= Greg M. Greeson =

American automobile designer

Greg M. Greeson is an American automotive designer and entrepreneur.

== Design work ==
Greeson graduated from the Art Center College of Design in 1977. He has worked as a designer for a number of automobile firms. His career began at General Motors' German subsidiary, Adam Opel AG, in 1977. In 1979, he was promoted to assistant chief designer to renowned designer and illustrator Hideo Kodama, and was responsible for a number of concept and pre-production vehicle designs.

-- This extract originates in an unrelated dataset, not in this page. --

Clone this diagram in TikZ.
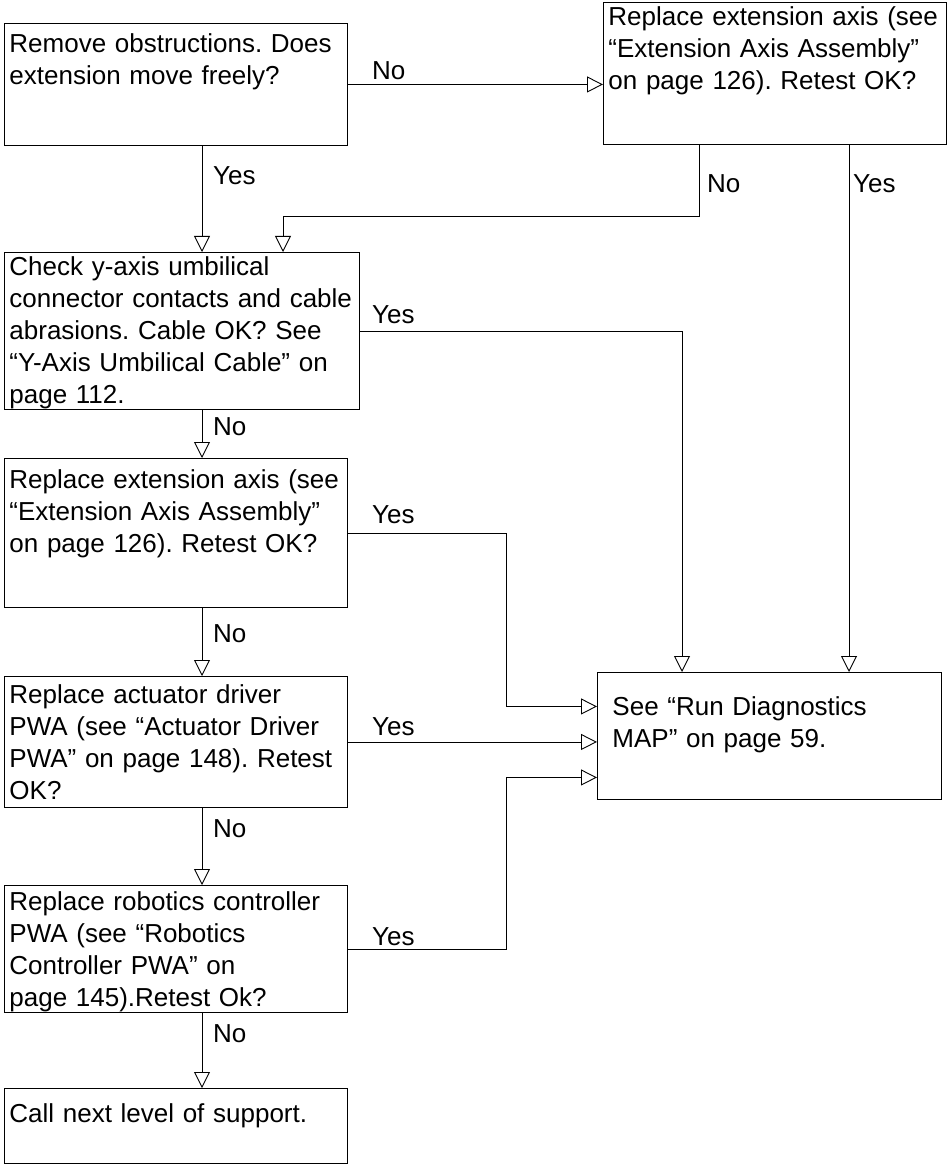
\documentclass[tikz,border=0pt]{standalone}
\usepackage{fontspec}
\setmainfont{Liberation Sans}
\usetikzlibrary{arrows.meta}
\newcommand{\chartfont}{\fontsize{26}{32}\selectfont\frenchspacing}

\begin{document}
\begin{tikzpicture}[x=1pt, y=-1pt,
  stepbox/.style={draw, line width=0.9pt, anchor=north west, align=left,
    inner ysep=0pt, inner xsep=5pt, text width=333pt, font=\chartfont},
  lbl/.style={anchor=base west, inner sep=0pt, font=\chartfont},
  flow/.style={line width=0.9pt, -{Triangle[open, length=16pt, width=16pt]}}]

  \useasboundingbox (0,0) rectangle (948,1174);

  % Left column of steps
  \node[stepbox, text height=29pt, text depth=93pt] (remove) at (4,23)
    {Remove obstructions. Does\\extension move freely?};
  \node[stepbox, text width=345pt, text height=23pt, text depth=134pt] (cable) at (4,252)
    {Check y-axis umbilical\\connector contacts and cable\\abrasions. Cable OK? See\\“Y-Axis Umbilical Cable” on\\page 112.};
  \node[stepbox, text height=30pt, text depth=119pt] (extaxis) at (4,458)
    {Replace extension axis (see\\“Extension Axis Assembly”\\on page 126). Retest OK?};
  \node[stepbox, text height=27pt, text depth=104pt] (driver) at (4,676)
    {Replace actuator driver\\PWA (see “Actuator Driver\\PWA” on page 148). Retest\\OK?};
  \node[stepbox, text height=25pt, text depth=102pt] (robot) at (4,885)
    {Replace robotics controller\\PWA (see “Robotics\\Controller PWA” on\\page 145).Retest Ok?};
  \node[stepbox, text height=34pt, text depth=41pt] (support) at (4,1088)
    {Call next level of support.};

  % Right column
  \node[stepbox, text height=23pt, text depth=119pt] (replace) at (603,2)
    {Replace extension axis (see\\“Extension Axis Assembly”\\on page 126). Retest OK?};
  \node[stepbox, inner xsep=15pt, text width=314pt, text height=43pt, text depth=84pt] (diag) at (597,672)
    {See “Run Diagnostics\\MAP” on page 59.};

  % Main trunk down the left side
  \foreach \a/\b/\ans/\ly in {remove/cable/Yes/185, cable/extaxis/No/435,
      extaxis/driver/No/642, driver/robot/No/837, robot/support/No/1042} {
    \draw[flow] ([xshift=198pt]\a.south west) -- ([xshift=198pt]\b.north west);
    \node[lbl] at (213,\ly) {\ans};
  }

  % Branches to the right
  \draw[flow] (remove.east) -- (remove.east -| replace.west);
  \node[lbl] at (372,80) {No};

  \draw[flow] ([xshift=96pt]replace.south west) -- ++(0,72) -| ([xshift=279pt]cable.north west);
  \node[lbl] at (707,193) {No};
  \draw[flow] ([xshift=246pt]replace.south west) -- ([xshift=252pt]diag.north west);
  \node[lbl] at (853,193) {Yes};

  \draw[flow] (cable.east) -| ([xshift=85pt]diag.north west);
  \node[lbl] at (372,323) {Yes};

  \draw[flow] (extaxis.east) -- ++(159,0) |- ([yshift=29.5pt]diag.west);
  \node[lbl] at (372,523) {Yes};

  \draw[flow] (driver.east) -- (driver.east -| diag.west);
  \node[lbl] at (372,735) {Yes};

  \draw[flow] (robot.east) -- ++(159,0) |- ([yshift=-41.5pt]diag.west);
  \node[lbl] at (372,945) {Yes};

\end{tikzpicture}
\end{document}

In 1980, he founded Eurway, Inc. in Dallas, Texas, a contemporary furniture store. In 1984, he was sent to Vevey, Switzerland as recruitment director for Art Center's Swiss campus, which opened in 1986. Greeson then worked at Volkswagen Design's Düsseldorf studio, where he was a senior designer and responsible for the exterior design of the 1992 Volkswagen Sharan minivan. He joined International Automotive Design in 1991 as managing director of its Germany subsidiary, based near Frankfurt. IAD Germany's clients included Opel, Mercedes-Benz, Mitsubishi, and Ford.

In 1995, he returned to Texas and expanded Eurway, Inc. to three superstores and a highly successful e-commerce operation; sales exceeded $24 million when he sold his interest in the company in 2004.

Greeson's independent industrial design and illustration consultancy, GRID Design, provided design and consulting services to Ford Motor Company, most notably with a 2000 full-size concept model for the MY-2005 Mustang. His automotive illustrations have appeared in the Mercedes-Benz Club of America STAR magazine and the BMW CCA Roundel.

In 2006, Greeson, with his wife Joni, opened an upscale furniture store in Austin, Texas; the concept was broadened and the name changed to Collectic Home in 2007.